Presiding over the hearing of the Senate committee on women, Senator Risa Hontiveros asserted that “scam hubs hide under the licenses of Pogos.”
Justice Undersecretary Nicholas Felix Ty of the IACAT confirmed this when he made a report to the committee looking into reported human trafficking and cyber fraud operations in the country.
“The establishment is usually registered as a legitimate Pogo business or a service provider for Pogos but is wholly or partly, partially involved in online cryptocurrency scamming,” Ty said.
According to him, workers are hired through online job postings—mostly on Facebook Telegram and Whatsapp. They are recruited as call center agents with a promise of high salary and good working conditions, he also said.
“But it turns out they are forced to engage in criminal activities such as scamming,” Ty said.
Far from the traditional victims profiles, he said, trafficking victims are typically young (18 years old to 35 years old), tech savvy, multilingual, and educated.
“The modus operandi involves confiscation of the passports and the movements outside are restricted so these scam hubs typically they are in complexes that are walled with barbed wires that are subject to security,” the IACAT official also said.

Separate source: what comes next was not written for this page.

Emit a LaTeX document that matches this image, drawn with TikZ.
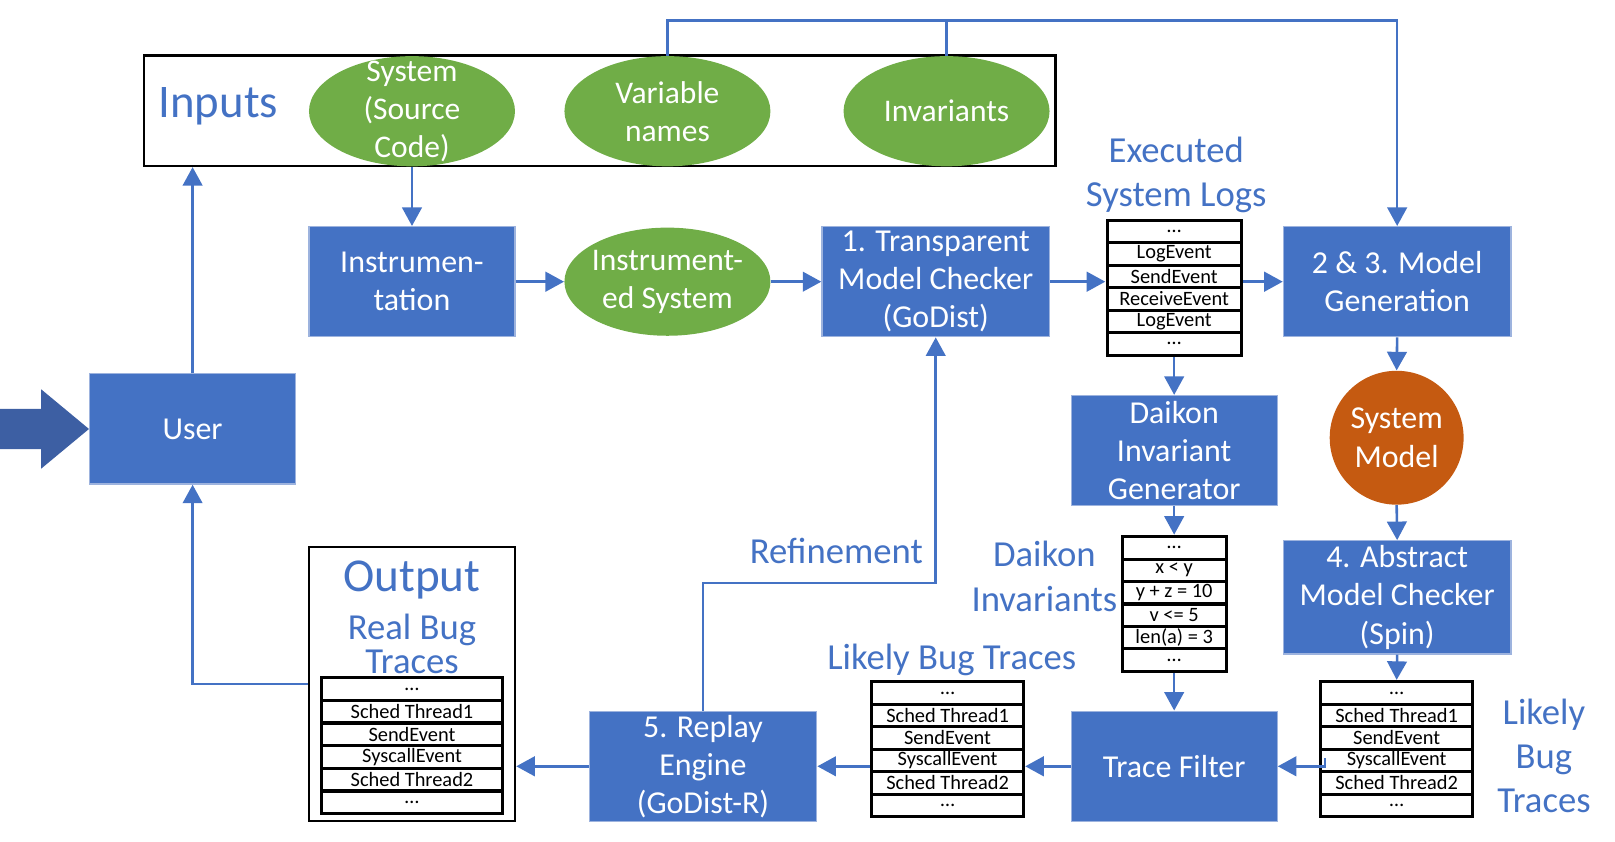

Ty said the victims were also mostly males but they were ordered by their handlers “to pretend to be attractive women in a dating site and entice their clients to invest in fake cryptocurrency.”
Violators or workers wanting to leave would be locked in a “dark room” for days and would be given only one meal a day as earlier revealed by Hontiveros.
After Ty’s presentation, Hontiveros remarked, “You did confirm that legitimate Pogo license holders provide a legal cover or layer for these scam hubs and you have data supporting this right?”
But Ty said the IACAT does not have “collated data” of Pogos “suspected of engaging in human trafficking.”
“May be we can refer that to Pagcor (Philippine Amusement and Gaming Corporation,” he said.
Ty nevertheless identified Paranaque and Clark in Pampanga as “scam hub hotspots” in the country.